Lucas has really taken it on the chin these days. Even the most faithful of his fans have, at best, a kind of lingering ambivalence toward him. At worst, well, you have people like Mike Stoklasa and Jay Bauman over at Red Letter Media giving incredibly long and detailed explanations as to why the newer of the Star Wars films are bad. Star Wars fans have never been a quiet or humble bunch, so they have made their dissatisfaction with Lucas’ recent output very, very vocal. Lucas has, as any true believer should, stuck to his guns, however, and kept his point of view. He believes in his new versions, and keeps on marketing them to the extent of his abilities. His most recent announcement has been a re-release of his 1999 Star Wars film The Phantom Menace, retrofitted for 3-D. On The B-Movies Podcast, I myself cynically put it this way (and I paraphrase): “A film that is widely hated by both fans and critics is going to be altered in a way that will make it uglier and more difficult to bear.”
So what’s a filmmaking entrepreneur to do? Lucas has announced the only logical thing he can do in such a situation. He’s going to retire from Star Wars, at least in movie form. After years of pushing and pushing, the man is finally backing down. He put it this way: “Why would I make any more when everybody yells at you all the time and says what a terrible person you are?” Lucas is finally giving the fans exactly what they want by not giving them anything at all. If any future Star Wars films ever get made, Lucas will likely sign them over to others.
In The People vs. George Lucas, a person no less than Francis Ford Coppola lamented Lucas’ career trajectory. He, Coppola, Scorsese, and Spielberg were a new guard of film-school educated filmmakers whose brand of super-slick and daring blockbusters changed a decade of movies, and altered the way we look at the medium. Lucas’s sci-fi film was supposed to be a way of him expressing enthusiasm over his favorite afternoon movie serials. It became a juggernaut so powerful that Lucas got swept up in the furor. Rather than let Star Wars exist as a mere film, he became the handler of an out-of-control marketing beast that he never intended to create. As a result, Coppola hypothesized, Lucas the filmmaker vanished. He still loved film technology, and was careful to let other filmmakers use his studios for their special effects, but Lucas has not made an original film for decades, staying close to his Star Wars wrangling.

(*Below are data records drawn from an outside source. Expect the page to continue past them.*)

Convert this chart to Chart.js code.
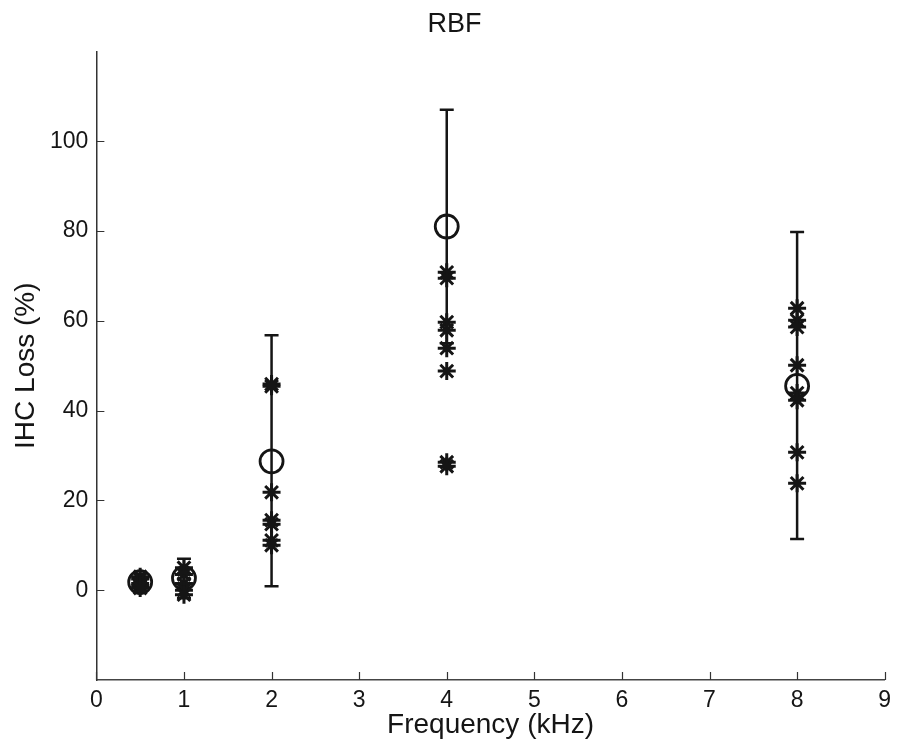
<!DOCTYPE html>
<html>
<head>
<meta charset="utf-8">
<script src="https://cdn.jsdelivr.net/npm/chart.js@4.4.1/dist/chart.umd.min.js"></script>
<style>
  html, body { margin: 0; padding: 0; background: #fff; }
  #wrap { width: 899px; height: 751px; }
</style>
</head>
<body>
<div id="wrap"><canvas id="rbfChart"></canvas></div>
<script>
// frequencies (kHz) and individual IHC loss values per frequency
const freqs = [0.5, 1, 2, 4, 8];
const loss05 = [3, 2.5, 1.5, 1, 0.5];
const loss1 = [5, 3.5, 1.5, 0, -1];
const loss2 = [45.9, 45.4, 21.8, 15.6, 14.7, 11.1, 10.0];
const loss4 = [70.8, 69.5, 59.7, 57.9, 53.9, 48.8, 28.5, 27.6];
const loss8 = [62.8, 60.1, 58.6, 50.1, 43.9, 42.3, 30.7, 23.8];

// mean and error bar limits
const means = [1.8, 2.7, 28.7, 81.0, 45.5];
const errLow = [0.8, -1.8, 0.9, 55.0, 11.4];
const errHigh = [2.8, 7.0, 56.8, 107.0, 79.8];

const xTicks = [0, 1, 2, 3, 4, 5, 6, 7, 8, 9];
const yTicks = [0, 20, 40, 60, 80, 100];

const ink = '#151515';
const font = "'Liberation Sans', Arial, sans-serif";

const allLoss = [loss05, loss1, loss2, loss4, loss8];
const starPoints = [];
allLoss.forEach((vals, i) => {
    vals.forEach(v => starPoints.push({ x: freqs[i], y: v }));
});

// error bars drawn through the scales
const errorBars = {
    id: 'errorBars',
    beforeDatasetsDraw(chart) {
        const { ctx, scales: { x, y } } = chart;
        ctx.save();
        ctx.strokeStyle = ink;
        ctx.lineWidth = 2.5;
        freqs.forEach((f, i) => {
            let px = x.getPixelForValue(f);
            let top = y.getPixelForValue(errHigh[i]);
            let bot = y.getPixelForValue(errLow[i]);
            ctx.beginPath();
            ctx.moveTo(px, top); ctx.lineTo(px, bot);
            ctx.moveTo(px - 7, top); ctx.lineTo(px + 7, top);
            ctx.moveTo(px - 7, bot); ctx.lineTo(px + 7, bot);
            ctx.stroke();
        });
        ctx.restore();
    }
};

// inward tick marks like the original
const innerTicks = {
    id: 'innerTicks',
    afterDraw(chart) {
        const { ctx, chartArea, scales: { x, y } } = chart;
        ctx.save();
        ctx.strokeStyle = '#333';
        ctx.lineWidth = 1.2;
        ctx.beginPath();
        xTicks.forEach(t => {
            let px = Math.round(x.getPixelForValue(t)) + 0.5;
            ctx.moveTo(px, chartArea.bottom);
            ctx.lineTo(px, chartArea.bottom - 8);
        });
        yTicks.forEach(t => {
            let py = Math.round(y.getPixelForValue(t)) + 0.5;
            ctx.moveTo(chartArea.left, py);
            ctx.lineTo(chartArea.left + 8, py);
        });
        ctx.stroke();
        ctx.restore();
    }
};

new Chart(document.getElementById('rbfChart'), {
    type: 'scatter',
    data: {
        datasets: [{
            label: 'Ears',
            data: starPoints,
            pointStyle: 'star',
            pointRadius: 9,
            pointBorderWidth: 3,
            borderColor: ink,
            backgroundColor: ink
        }, {
            label: 'Mean',
            data: freqs.map((f, i) => ({ x: f, y: means[i] })),
            pointStyle: 'circle',
            pointRadius: 11.5,
            pointBorderWidth: 2.8,
            borderColor: ink,
            backgroundColor: 'rgba(0,0,0,0)'
        }]
    },
    options: {
        responsive: true,
        maintainAspectRatio: false,
        animation: false,
        layout: { padding: { left: 12, right: 2, top: 0, bottom: 12 } },
        plugins: {
            legend: { display: false },
            tooltip: { enabled: false },
            title: {
                display: true,
                text: 'RBF',
                color: ink,
                font: { family: font, size: 27, weight: 'normal' },
                padding: { top: 8, bottom: 11 }
            }
        },
        scales: {
            x: {
                type: 'linear',
                min: 0, max: 9,
                afterBuildTicks: s => { s.ticks = xTicks.map(v => ({ value: v })); },
                // invisible outer ticks only push the labels down
                grid: { display: true, drawOnChartArea: false, drawTicks: true, tickLength: 9, color: 'rgba(0,0,0,0)' },
                border: { display: true, color: '#444', width: 1.5 },
                ticks: { color: ink, font: { family: font, size: 23, lineHeight: 1 }, padding: 0 },
                title: {
                    display: true,
                    text: 'Frequency (kHz)',
                    color: ink,
                    font: { family: font, size: 28, lineHeight: 1 },
                    padding: { top: -1, bottom: 0 }
                }
            },
            y: {
                min: -20, max: 120,
                afterBuildTicks: s => { s.ticks = yTicks.map(v => ({ value: v })); },
                grid: { display: false, drawTicks: false, tickLength: 0 },
                border: { display: true, color: '#333', width: 1.5 },
                ticks: { color: ink, font: { family: font, size: 23, lineHeight: 1 }, padding: 8 },
                title: {
                    display: true,
                    text: 'IHC Loss (%)',
                    color: ink,
                    font: { family: font, size: 28, lineHeight: 1 },
                    padding: { top: 0, bottom: 2 }
                }
            }
        }
    },
    plugins: [errorBars, innerTicks]
});
</script>
</body>
</html>
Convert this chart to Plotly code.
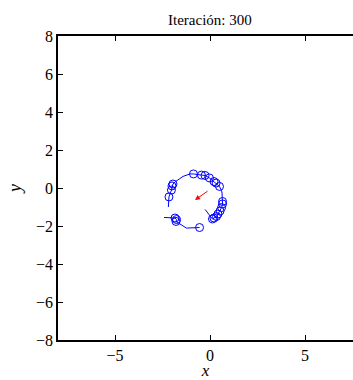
import plotly.graph_objects as go

# Main trajectory arc: positions and whether a marker circle is drawn there
arc_x = [-2.19, -2.16, -2.03, -2.00, -1.95, -1.84, -1.42, -1.05, -0.87, -0.45, -0.26,
         -0.03, 0.21, 0.32, 0.50, 0.63, 0.66, 0.66, 0.61, 0.53, 0.42, 0.34, 0.21, 0.13, -0.26]
arc_y = [-1.00, -0.47, -0.11, 0.11, 0.21, 0.32, 0.61, 0.74, 0.74, 0.68, 0.66,
         0.53, 0.34, 0.26, 0.08, -0.21, -0.71, -0.84, -1.03, -1.21, -1.37, -1.50, -1.58, -1.63, -1.13]
arc_mark = [0, 1, 1, 1, 1, 0, 0, 0, 1, 1, 1,
            1, 1, 1, 1, 0, 1, 1, 1, 1, 1, 1, 1, 1, 0]

# Lower trajectory segment
low_x = [-2.42, -1.84, -1.76, -1.79, -1.24, -0.55]
low_y = [-1.55, -1.58, -1.66, -1.76, -2.11, -2.08]
low_mark = [0, 1, 1, 1, 0, 1]

# Red heading arrow (tail -> head)
arrow_tail = (-0.05, -0.11)
arrow_head = (-0.79, -0.63)

x_ticks = [-5, 0, 5]
y_ticks = [-8, -6, -4, -2, 0, 2, 4, 6, 8]

BLUE = "#0000ff"
RED = "#ff0000"
FONT = "Liberation Serif"

fig = go.Figure()


def add_path(xs, ys, marks):
    fig.add_trace(go.Scatter(x=xs, y=ys, mode="lines",
                             line=dict(color=BLUE, width=1), hoverinfo="skip"))
    mx = [x for x, m in zip(xs, marks) if m]
    my = [y for y, m in zip(ys, marks) if m]
    fig.add_trace(go.Scatter(x=mx, y=my, mode="markers",
                             marker=dict(symbol="circle-open", size=8, color=BLUE,
                                         line=dict(width=1, color=BLUE)),
                             hoverinfo="skip"))


add_path(arc_x, arc_y, arc_mark)
add_path(low_x, low_y, low_mark)

fig.add_annotation(x=arrow_head[0], y=arrow_head[1], ax=arrow_tail[0], ay=arrow_tail[1],
                   xref="x", yref="y", axref="x", ayref="y", text="",
                   showarrow=True, arrowhead=2, arrowsize=1.0, arrowwidth=1,
                   arrowcolor=RED)

fig.add_annotation(x=0, y=1, xref="x", yref="paper", yanchor="bottom", yshift=6,
                   text="Iteración: 300", showarrow=False,
                   font=dict(family=FONT, size=15, color="black"))

px_per_unit = 19
plot_w = 353 - 58
x_max = -8 + plot_w / px_per_unit

tick_font = dict(family=FONT, size=16, color="black")

fig.update_layout(
    width=353, height=380,
    margin=dict(l=58, r=0, t=36, b=40),
    paper_bgcolor="white", plot_bgcolor="white",
    showlegend=False,
    font=dict(family=FONT, size=15, color="black"),
    xaxis=dict(range=[-8, x_max], tickvals=x_ticks, ticks="inside", ticklen=5,
               tickwidth=1, tickcolor="black", showline=True, linecolor="black",
               linewidth=1.5, mirror="ticks", showgrid=False, zeroline=False,
               tickfont=tick_font,
               title=dict(text="<i>x</i>", standoff=3,
                          font=dict(family=FONT, size=17))),
    yaxis=dict(range=[-8, 8], tickvals=y_ticks, ticks="inside", ticklen=5,
               tickwidth=1, tickcolor="black", showline=True, linecolor="black",
               linewidth=1.5, mirror=False, showgrid=False, zeroline=False,
               tickfont=tick_font,
               title=dict(text="<i>y</i>", standoff=10,
                          font=dict(family=FONT, size=18))),
)

fig.write_html("out.html")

I feel kind of bad for giving a negative review to his recent producing effort Red Tails, a slickly-made and paper-thin look at the Tuskegee Airmen. This was Lucas, again, trying to bring the boldly rock-stupid serials he grew up on back to life. I appreciate his love for these old serials, and his need to update them for modern audiences (I still love Raiders of the Lost Ark), but Lucas seems to see himself as a corn-obsessed blockbuster machine. He seems to feel that he can only make a certain kind of film. This is, of course, kind of limiting as an artist.
Lucas announced that, should he direct any more movies, they’ll be experimental art-house films. To this I say: Hurrah. Good show. I want to see the man come back. The Star Wars machine has become less of a movie, and more a bloated, drunken elephant that seems to overshadow just about everything in popular culture. Go to the San Diego Comic Con sometime. You’ll see the Star Wars costumes out in full force. It’s become so ubiquitous that people seem to forget that there was a 1977 feature film in there at some point. How nice, then, that a filmmaker should announce that he’ll start making, well, films again. Not a new version of pop culture. Not fan service. Not an extension of what he’s been doing for decades. Real, new, original films.